The doctor walks in and said,"Okay, he is stable. You can see him now." I take the last drink of my watered down retched coffee and grab Nancy's hand. We got this.
My dad is lying on a table. He is wearing a neck brace and has multiple IVs and monitors surrounding him. He looks at me and I can tell he's scared. Scared and grateful. Our roles have switched, it is now my turn to guide him and reassure him that we got this. No matter what, we got this. He explains to us the accident and what took place. He remembers waking up and he was hanging upside down suspended from the truck-hanging by his seat-belt. It was cold, lots of snow, ice, and glass. There was no sound and it was dark so he couldn't see anything or move. But he was alive. His next thought was but for how much longer? He knew he was hurt, he couldn't get out, and what if nobody found him? He is on a road outside of town, it is late, and not a lot of traffic.

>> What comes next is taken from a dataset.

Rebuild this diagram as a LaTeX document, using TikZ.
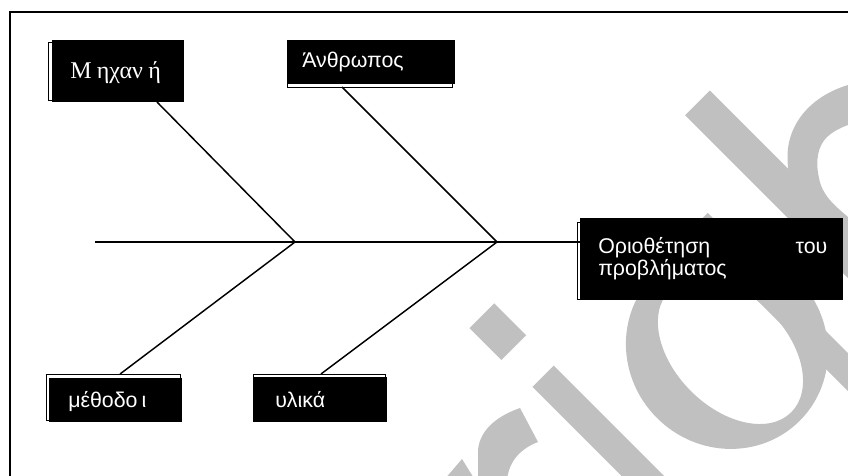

But he was found. They cut him out of his truck. He was immediately air lifted out because Baudette does not have the means to give him a full CT scan to check for internal bleeding, broken bones, etc. His CT scan comes back clean. They can admit him for his pain but they can release him to my mom and other aunt to bring him home to his own bed. After all aren't we all more comfortable at home?
So just as quickly as we drove there we are returning home. Driving towards the sunrise and out of the darkness. We are all still shaking but so grateful because this day could have gone in so many different directions. When my mom arrived I marveled at her stoic strength but when I hugged her she shook uncontrollably. She shook like a woman whose whole life could have changed forever but she came prepared to take him home either way.
My dad has now skydived, capsized a boat, and rolled a truck. It is time for him to retire. My heart cannot take anymore of his antics. But the one thing I know for sure coming out of this is he is not done torturing us with his antics and for that I truly Thank God for. That moment that I begged for him is one that will not leave me anytime soon. I love you daddy, now please just relax.